Thursday, October 01, 2009

Strange Coverage Decisions

You know what you really don't see on the evening news every day? A crowd of homeless people giving you the finger.

I initially assumed that I had completely just hallucinated this when I watched it on the CBC local news, yesterday evening, but no -- the modern magic of rewindable television let me confirm that this image actually made it across the airwaves to my screen. It also turns out that the CBC archived the entire show online, unedited, so you can watch the story for yourself from 14:43 to 15:40 here -- a fifty-seven-second spot about unreasonable WRHA quarantine policies for homeless shelters.

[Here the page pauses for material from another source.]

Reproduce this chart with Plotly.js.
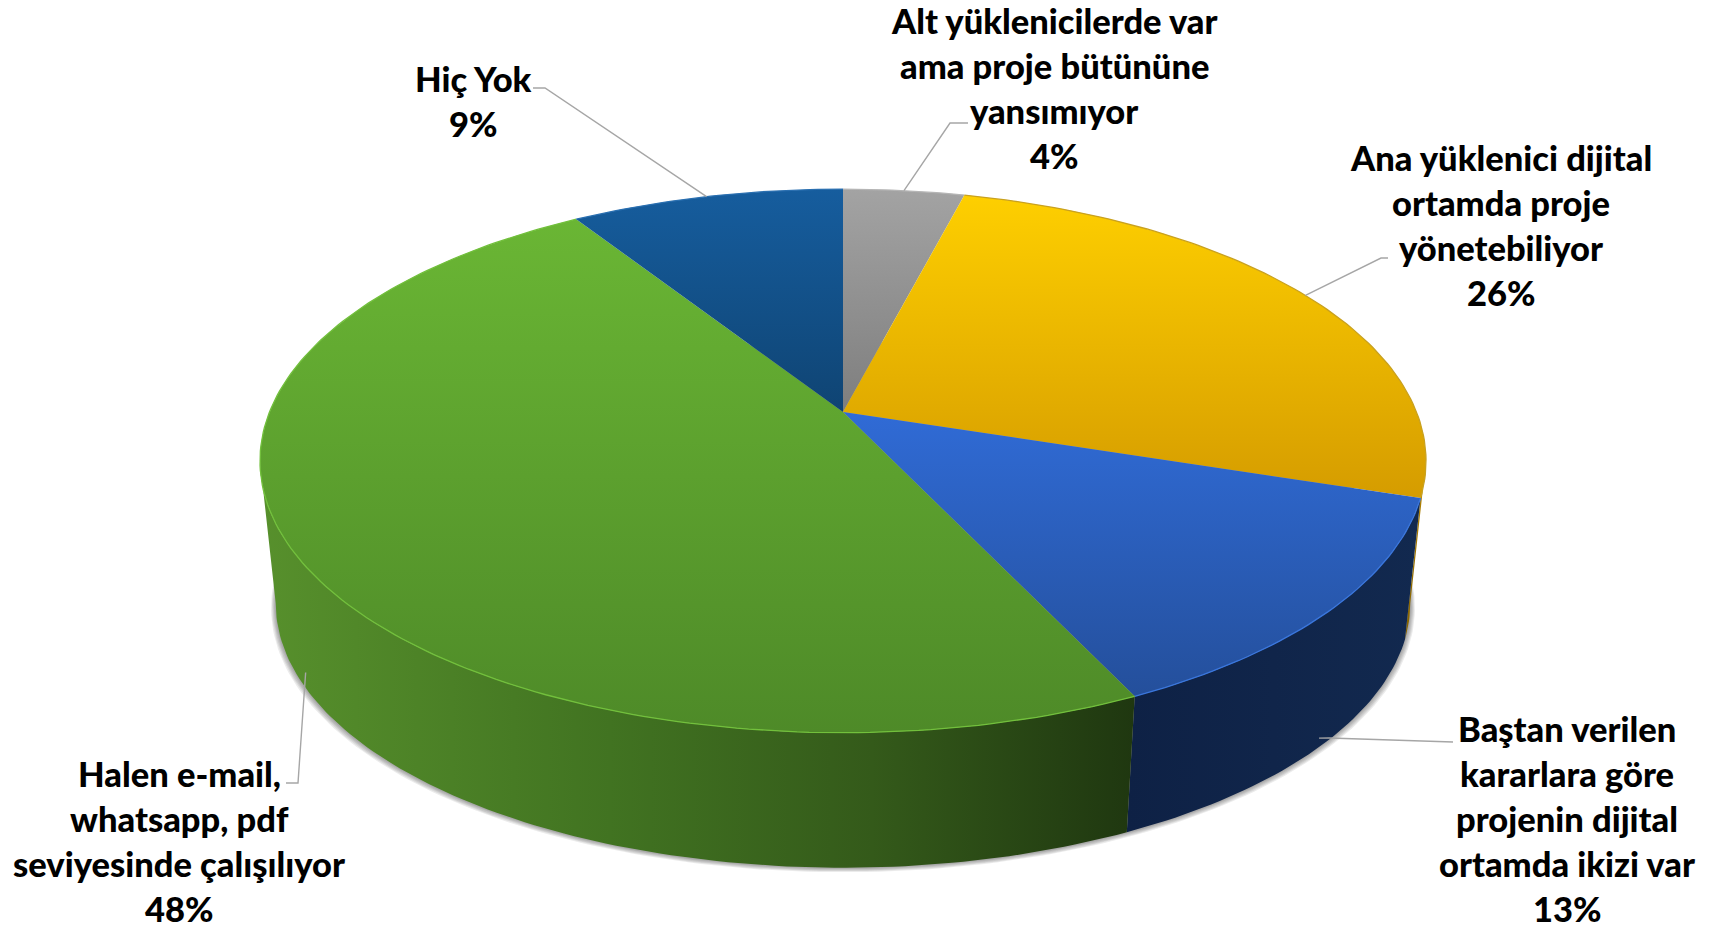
<!DOCTYPE html>
<html><head><meta charset="utf-8">
<script src="https://cdn.plot.ly/plotly-3.0.1.min.js"></script>
<style>html,body{margin:0;padding:0;background:#fff;overflow:hidden}#c{width:1721px;height:930px}</style>
</head><body><div id="c"></div>
<script>
// ---- data ----
const categories = ["Alt yüklenicilerde var ama proje bütününe yansımıyor","Ana yüklenici dijital ortamda proje yönetebiliyor","Baştan verilen kararlara göre projenin dijital ortamda ikizi var","Halen e-mail, whatsapp, pdf seviyesinde çalışılıyor","Hiç Yok"];
const shares = [4, 26, 13, 48, 9];
const labelLines = [
  ["Alt yüklenicilerde var","ama proje bütününe","yansımıyor"],
  ["Ana yüklenici dijital","ortamda proje","yönetebiliyor"],
  ["Baştan verilen","kararlara göre","projenin dijital","ortamda ikizi var"],
  ["Halen e-mail,","whatsapp, pdf","seviyesinde çalışılıyor"],
  ["Hiç Yok"]
];
// ---- styles and layout ----
const topColors = [["#a3a3a3","#7e7e7e"],["#fecf00","#d59c00"],["#306bd6","#244f9b"],["#6ab634","#4e8a28"],["#165d9e","#0f4473"]];
const sideColors = [[[0,"#6e6e6e"],[1,"#6e6e6e"]],[[0,"#7f5f00"],[1,"#bb8a05"]],[[0,"#0e2145"],[1,"#12294f"]],[[0,"#57902c"],[.4,"#417321"],[.7,"#345a1a"],[1,"#1f3710"]],[[0,"#0f3a63"],[1,"#0f3a63"]]];
const rimColors = ["#b5b5b5","#c9a11f","#3a76dc","#72c03c","#2a6fb0"];
const labelX = [1054,1501,1567,179,473];
const labelY = [20,157,728,773,78];
const lineGap = 45;
const leaderElbows = [[[950,123],[968,123]],[[1381,258],[1388,258]],[[1329,738],[1453,742]],[[298,783],[286,783]],[[545,88],[533,88]]];
const leaderDepth = [0,0,.93,.87,0];
const FONT = 'Lato,"Open Sans",sans-serif';
// projection of the disc, in plot units
const O = {x:843,y:412,A:573.5,B:263,p:0.18,s:0.973,vy:5733};
function topPt(deg){const t=deg*Math.PI/180,X=Math.sin(t),Y=Math.cos(t),w=1+O.p*Y;return [O.x+O.A*X/w,O.y-O.B*Y/w];}
function low(deg,d=1,k=0,dy=0){const q=topPt(deg),s=1-(1-O.s)*d+k;return [O.x+(q[0]-O.x)*s,O.vy+(q[1]-O.vy)*(1-(1-O.s)*d)+dy];}
function arc(a,b,f){const n=Math.max(2,Math.ceil(Math.abs(b-a)));const r=[];for(let i=0;i<=n;i++)r.push(f(a+(b-a)*i/n));return r;}
function xs(P){return P.map(p=>p[0]);} function ys(P){return P.map(p=>p[1]);}
const total = shares.reduce((a,b)=>a+b,0);
let acc=0; const spans = shares.map(v=>{const a=acc/total*360;acc+=v;return [a,acc/total*360];});
const tangent = Math.acos(-O.p)*180/Math.PI;
const traces=[];
// soft shadow
for(let i=5;i>=1;i--){
  const P=arc(0,360,d=>low(d,1,i*0.0016,i*0.9));
  traces.push({x:xs(P),y:ys(P),mode:'lines',fill:'toself',fillcolor:'rgba(0,0,0,0.08)',line:{width:0},hoverinfo:'skip',showlegend:false});
}
// side walls, only the part that faces the viewer
spans.forEach((s,i)=>{
  const a=Math.max(s[0],tangent),b=Math.min(s[1],360-tangent);
  if(b<=a)return;
  const P=arc(a,b,d=>topPt(d)).concat(arc(b,a,d=>low(d)));
  traces.push({x:xs(P),y:ys(P),mode:'lines',fill:'toself',line:{width:0},
    fillgradient:{type:'horizontal',colorscale:sideColors[i]},hoverinfo:'skip',showlegend:false});
});
// top faces
spans.forEach((s,i)=>{
  const P=[[O.x,O.y]].concat(arc(s[0],s[1],topPt)).concat([[O.x,O.y]]);
  traces.push({x:xs(P),y:ys(P),mode:'lines',fill:'toself',line:{width:0},name:categories[i],
    text:categories[i]+': '+shares[i]+'%',hoverinfo:'text',
    fillgradient:{type:'vertical',colorscale:[[0,topColors[i][1]],[1,topColors[i][0]]]},showlegend:false});
});
// rims
spans.forEach((s,i)=>{
  const P=arc(s[0],s[1],topPt);
  traces.push({x:xs(P),y:ys(P),mode:'lines',line:{width:1.3,color:rimColors[i]},hoverinfo:'skip',showlegend:false});
});
// leaders
spans.forEach((s,i)=>{
  const P=[low((s[0]+s[1])/2,leaderDepth[i])].concat(leaderElbows[i]);
  traces.push({x:xs(P),y:ys(P),mode:'lines',line:{width:1.4,color:'#a6a6a6'},hoverinfo:'skip',showlegend:false});
});
// labels
const annotations=[];
labelLines.forEach((lines,i)=>{
  lines.concat([shares[i]+'%']).forEach((t,j)=>{
    annotations.push({x:labelX[i],y:labelY[i]+j*lineGap,text:t,showarrow:false,xanchor:'center',yanchor:'middle',
      font:{family:FONT,size:34.5,weight:900,color:'#000'}});
  });
});
Plotly.newPlot('c',traces,{
  width:1721,height:930,margin:{l:0,r:0,t:0,b:0},paper_bgcolor:'#fff',plot_bgcolor:'#fff',showlegend:false,
  xaxis:{range:[0,1721],visible:false,fixedrange:true},
  yaxis:{range:[930,0],visible:false,fixedrange:true},
  annotations
},{displayModeBar:false});
</script></body></html>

Now, I wouldn't exactly call the CBC's chosen cross-sample of homeless people "ethnically diverse" -- for a fun game you can play at home, try and spot the white guy! -- but I can recognize that the time constraints of television journalism meant that the cameraman really only had time to show up near the Main Street Project and just shoot whoever he could find. And I guess he couldn't find enough homeless (or homeless-looking) people right there to fill the half a minute or so of footage he needed, so he had to run the half a block over to the Booth Centre and get some video from there. (If you have a better explanation for why the Booth Centre appears in a one-minute story about the Main Street Project, I'd love to hear it. Aren't the two shelters run by completely separate groups? Does the CBC just bust out Booth Centre shots as stock footage whenever 'homeless' appears in a story?) I can understand those parts, or at least understand them well enough that I'm willing to roll with it.

But of all the establishing shots to work with, why did they specifically pick a clip of downtrodden-looking Aboriginals (and one lone black guy) sitting in a closed circle, drinking from a great big bottle of unidentifiable liquid, and flipping off the camera? You guys had however many hours to edit the story down to fifty-seven seconds, and you decided that you absolutely needed to have that as the lead-in?

I don't want to sound like I'm overthinking this, but I am, so that's how it's going to come out.

Was the shot just included for the bizarre humour of it? Did the editing team see this footage the cameraman brought back, think it was (admittedly) kind of funny, and decide that it would be a shame not to share it? Or was this opening snippet included so we wouldn't feel too bad for the homeless people after hearing the story? And, if that's the case, were they expecting us to react more like "look at this classless trash, they don't deserve our help" or more like "aww, look how plucky and scrappy these guys are, I bet they'll be okay"?

There was an equally brief CBC web article on the story, which went almost completely unnoticed even by the normally vociferous crowd of combative commenters that can usually be counted on to ruin everything on the god damned CBC web site. And the news of the WRHA mandatory guidelines never even got mentioned by any of the other media outlets in this city -- but in a way, I'm actually sort of relieved by that knowledge.

People have a demonstrable tendency to overreact and jump to conclusions when presented with a news item -- especially when it has to deal with public health -- and it's probably just as well that nobody really ran with this story, because a fair percentage of the audience could no doubt be counted on to decide that "swine flu" and "homeless people" are inextricably linked.

(I would worry that I'm unintentionally starting this snowball effect by bringing the news story up again, but pfft. Ain't nobody still reading this blog any more.)

And if the whole H1N1 thing should ever become an actual fatal epidemic and break out big time among the homeless, I'd call it a safe bet that the 'respectable' folk would follow them in dropping like flies pretty shortly afterwards. Do you think anybody in power would bother giving them medicine or anything? Ha! Tell me another one, why don't you. The current government plan is to vaccinate everybody over sixty-five, then vaccinate everybody who lives in long-term care or has a chronic illness, and then they're planning to just stop because they'll be completely out of the vaccine long before then. So all you prospective science-fiction writers, keep this particular scenario in mind; it would make a great setup for a story, if we all live long enough to read it.

I'm just a ray of sunshine, tonight, aren't I? Be sure to tune in for our next installment, when I completely change gears and talk about doughnuts instead. See you then, true believers!